Backpedaling in Egypt

That was a short season of reform.
The Washington Post
Thursday, May 4, 2006; A24

WHY DOES the administration continue to give nearly $2 billion each year to a government that mocks President Bush's democracy initiative? That's an obvious question in the wake of President Hosni Mubarak's reneging this week on his earlier promise to end emergency rule in Egypt.

Mr. Mubarak, who turns 78 today, has been a friendly-to-America dictator since 1981, with emergency rule one of his chief internal weapons all that time. The law allows him to imprison political opponents without charge for six months; when the six months are up, his security forces often rearrest their hapless prey. The Egyptian president, who is hoping to accomplish a pharaonic succession to his son Gamal, tries to eradicate any sprouts of liberal, secular opposition. Then he can confront Mr. Bush with an unappetizing choice between autocracy and Islamist fundamentalism.

Not so long ago Mr.
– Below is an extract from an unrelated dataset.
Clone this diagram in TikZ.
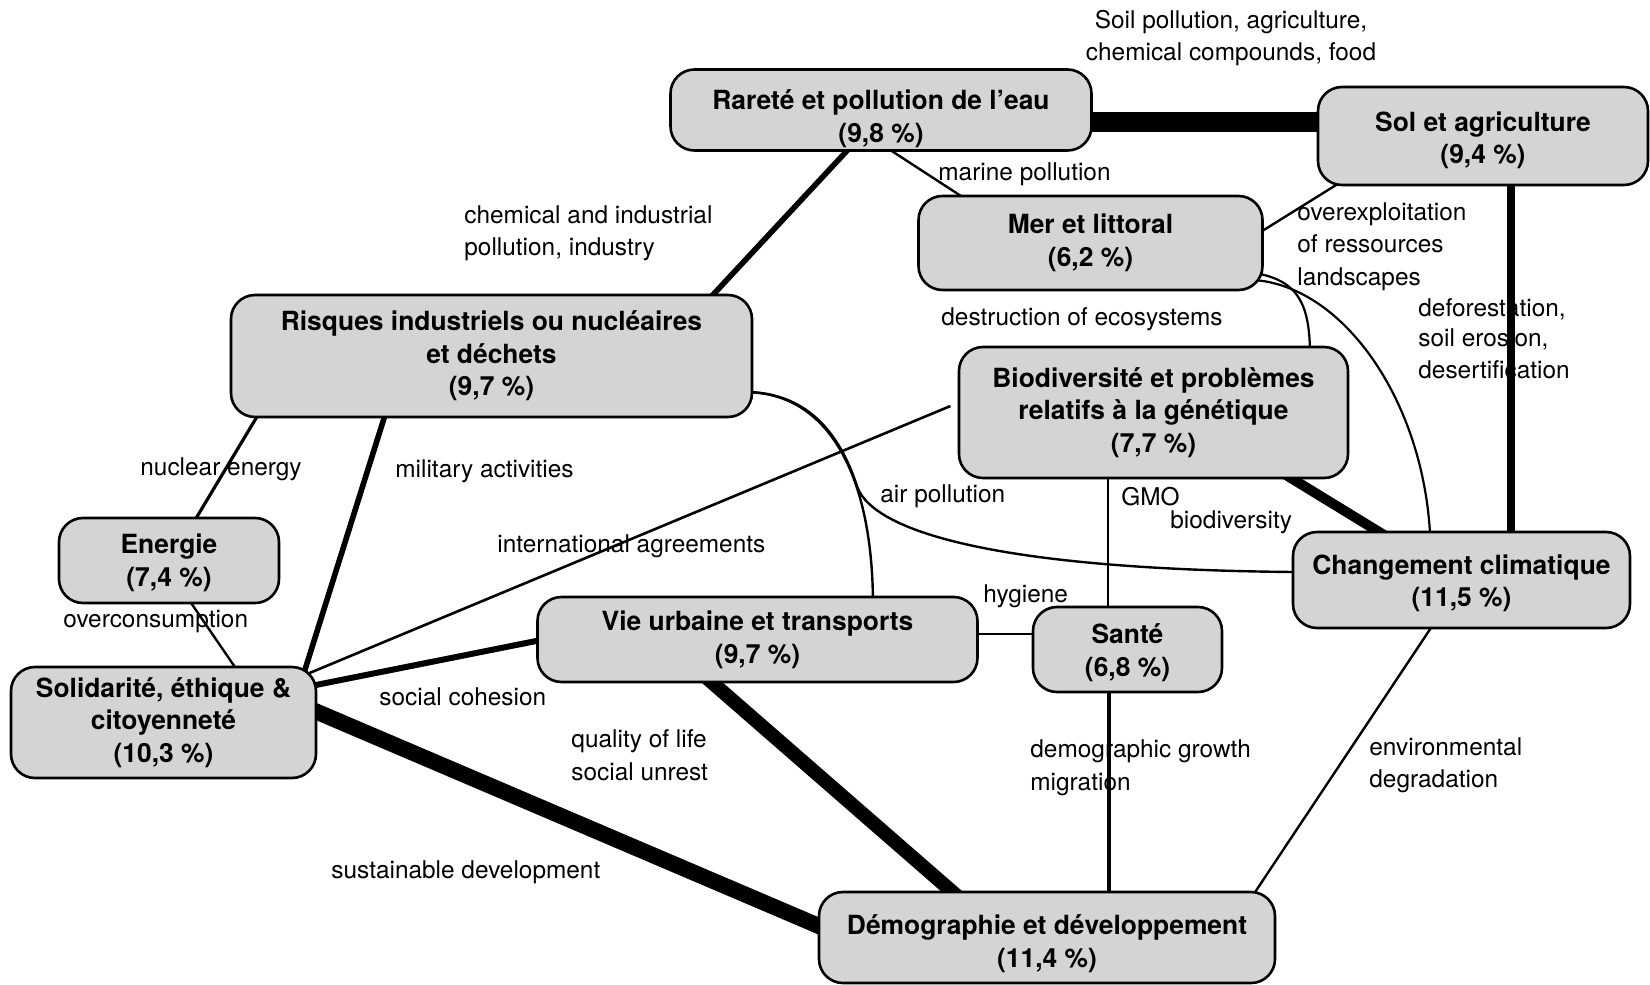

Bush and Secretary of State Condoleezza Rice were rejecting such tactics as detrimental to global security as well as to Egypt's peace and prosperity. Under pressure, Mr. Mubarak promised reforms, including multi-candidate elections and an end to emergency rule.

Now, though, he apparently feels less pressure. He undermined political progress in Iraq with inflammatory criticism of Shiite Muslims (Egypt is mostly Sunni). He has imprisoned his chief liberal challenger on sham charges. Recently he went after two judges who dared point out irregularities in Mr. Mubarak's reelection last year with 88 percent of the vote. A protest in defense of the judges was broken up by more security forces than showed up in response to recent terrorist bombings in Sinai.

Those bombings provide Mr. Mubarak with a pretext for more repression. But he was readying the extension of emergency rule before the bombings took place. So why the $2 billion? It's true that a Mubarak-ruled Egypt is better than some imaginable alternatives. But the administration and Congress shouldn't limit themselves to Mr. Mubarak's no-win options. If they want to help Egypt, aid should go to that nation's civic society and democratic reformers, not the corrupt regime that persecutes those who favor a freedom agenda.